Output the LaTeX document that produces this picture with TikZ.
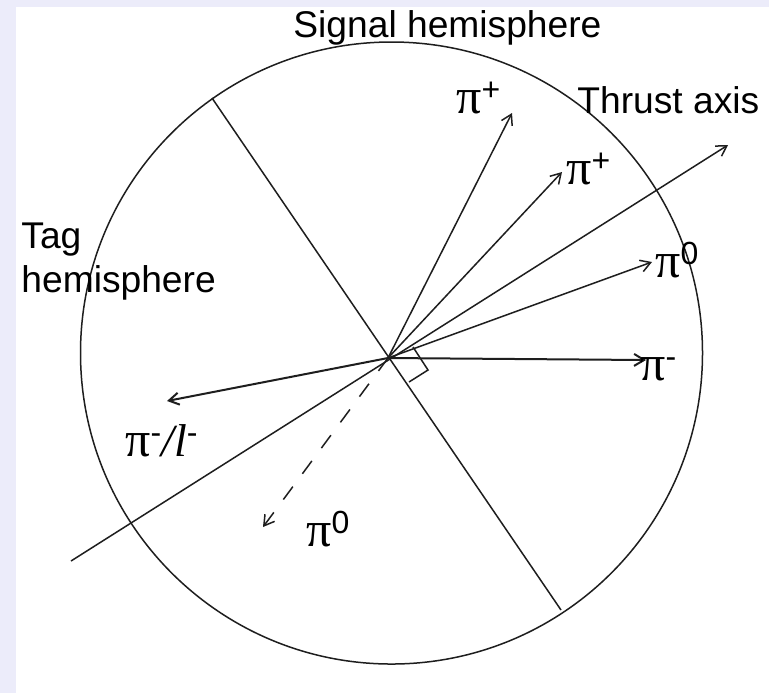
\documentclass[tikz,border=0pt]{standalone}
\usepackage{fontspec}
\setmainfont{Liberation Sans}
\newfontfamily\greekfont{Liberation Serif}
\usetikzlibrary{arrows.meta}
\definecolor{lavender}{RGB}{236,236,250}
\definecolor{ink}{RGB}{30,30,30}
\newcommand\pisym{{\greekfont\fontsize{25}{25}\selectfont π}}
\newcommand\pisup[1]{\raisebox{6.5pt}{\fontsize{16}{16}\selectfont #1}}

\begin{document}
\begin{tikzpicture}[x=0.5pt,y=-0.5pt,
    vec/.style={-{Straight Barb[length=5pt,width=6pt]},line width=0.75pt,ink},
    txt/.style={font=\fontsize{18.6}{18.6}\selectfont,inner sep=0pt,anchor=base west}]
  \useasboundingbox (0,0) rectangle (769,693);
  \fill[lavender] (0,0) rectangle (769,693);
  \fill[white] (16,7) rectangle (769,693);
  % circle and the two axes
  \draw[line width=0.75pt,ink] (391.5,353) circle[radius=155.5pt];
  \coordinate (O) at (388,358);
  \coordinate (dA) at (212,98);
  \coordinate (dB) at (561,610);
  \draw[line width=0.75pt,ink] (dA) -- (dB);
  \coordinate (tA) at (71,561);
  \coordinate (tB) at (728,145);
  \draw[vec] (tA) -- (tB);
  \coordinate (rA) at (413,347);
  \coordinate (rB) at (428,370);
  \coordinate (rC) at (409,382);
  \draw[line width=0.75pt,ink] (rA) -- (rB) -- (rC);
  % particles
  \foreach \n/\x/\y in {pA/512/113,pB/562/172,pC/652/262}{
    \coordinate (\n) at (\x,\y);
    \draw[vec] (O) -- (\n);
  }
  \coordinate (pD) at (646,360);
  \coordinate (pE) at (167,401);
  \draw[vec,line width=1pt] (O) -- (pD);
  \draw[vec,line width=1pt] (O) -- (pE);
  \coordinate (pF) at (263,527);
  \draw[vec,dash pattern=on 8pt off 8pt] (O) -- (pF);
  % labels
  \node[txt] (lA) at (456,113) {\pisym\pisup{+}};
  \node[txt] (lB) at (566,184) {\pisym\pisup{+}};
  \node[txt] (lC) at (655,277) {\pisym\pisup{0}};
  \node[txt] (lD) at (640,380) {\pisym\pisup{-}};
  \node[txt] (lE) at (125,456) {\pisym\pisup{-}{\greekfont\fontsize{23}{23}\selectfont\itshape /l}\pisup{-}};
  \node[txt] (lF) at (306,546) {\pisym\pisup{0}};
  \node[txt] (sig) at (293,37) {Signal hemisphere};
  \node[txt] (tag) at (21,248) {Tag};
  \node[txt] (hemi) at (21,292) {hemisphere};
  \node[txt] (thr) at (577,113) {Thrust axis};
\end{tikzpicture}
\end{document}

........

• Work to do
From the material above, copy everything exactly but the pictures.

• Completed exercise
Output the LaTeX document that produces this picture with TikZ.
\documentclass[tikz,border=0pt]{standalone}
\usepackage{fontspec}
\setmainfont{Liberation Sans}
\newfontfamily\greekfont{Liberation Serif}
\usetikzlibrary{arrows.meta}
\definecolor{lavender}{RGB}{236,236,250}
\definecolor{ink}{RGB}{30,30,30}
\newcommand\pisym{{\greekfont\fontsize{25}{25}\selectfont π}}
\newcommand\pisup[1]{\raisebox{6.5pt}{\fontsize{16}{16}\selectfont #1}}

\begin{document}
\begin{tikzpicture}[x=0.5pt,y=-0.5pt,
    vec/.style={-{Straight Barb[length=5pt,width=6pt]},line width=0.75pt,ink},
    txt/.style={font=\fontsize{18.6}{18.6}\selectfont,inner sep=0pt,anchor=base west}]
  \useasboundingbox (0,0) rectangle (769,693);
  \fill[lavender] (0,0) rectangle (769,693);
  \fill[white] (16,7) rectangle (769,693);
  % circle and the two axes
  \draw[line width=0.75pt,ink] (391.5,353) circle[radius=155.5pt];
  \coordinate (O) at (388,358);
  \coordinate (dA) at (212,98);
  \coordinate (dB) at (561,610);
  \draw[line width=0.75pt,ink] (dA) -- (dB);
  \coordinate (tA) at (71,561);
  \coordinate (tB) at (728,145);
  \draw[vec] (tA) -- (tB);
  \coordinate (rA) at (413,347);
  \coordinate (rB) at (428,370);
  \coordinate (rC) at (409,382);
  \draw[line width=0.75pt,ink] (rA) -- (rB) -- (rC);
  % particles
  \foreach \n/\x/\y in {pA/512/113,pB/562/172,pC/652/262}{
    \coordinate (\n) at (\x,\y);
    \draw[vec] (O) -- (\n);
  }
  \coordinate (pD) at (646,360);
  \coordinate (pE) at (167,401);
  \draw[vec,line width=1pt] (O) -- (pD);
  \draw[vec,line width=1pt] (O) -- (pE);
  \coordinate (pF) at (263,527);
  \draw[vec,dash pattern=on 8pt off 8pt] (O) -- (pF);
  % labels
  \node[txt] (lA) at (456,113) {\pisym\pisup{+}};
  \node[txt] (lB) at (566,184) {\pisym\pisup{+}};
  \node[txt] (lC) at (655,277) {\pisym\pisup{0}};
  \node[txt] (lD) at (640,380) {\pisym\pisup{-}};
  \node[txt] (lE) at (125,456) {\pisym\pisup{-}{\greekfont\fontsize{23}{23}\selectfont\itshape /l}\pisup{-}};
  \node[txt] (lF) at (306,546) {\pisym\pisup{0}};
  \node[txt] (sig) at (293,37) {Signal hemisphere};
  \node[txt] (tag) at (21,248) {Tag};
  \node[txt] (hemi) at (21,292) {hemisphere};
  \node[txt] (thr) at (577,113) {Thrust axis};
\end{tikzpicture}
\end{document}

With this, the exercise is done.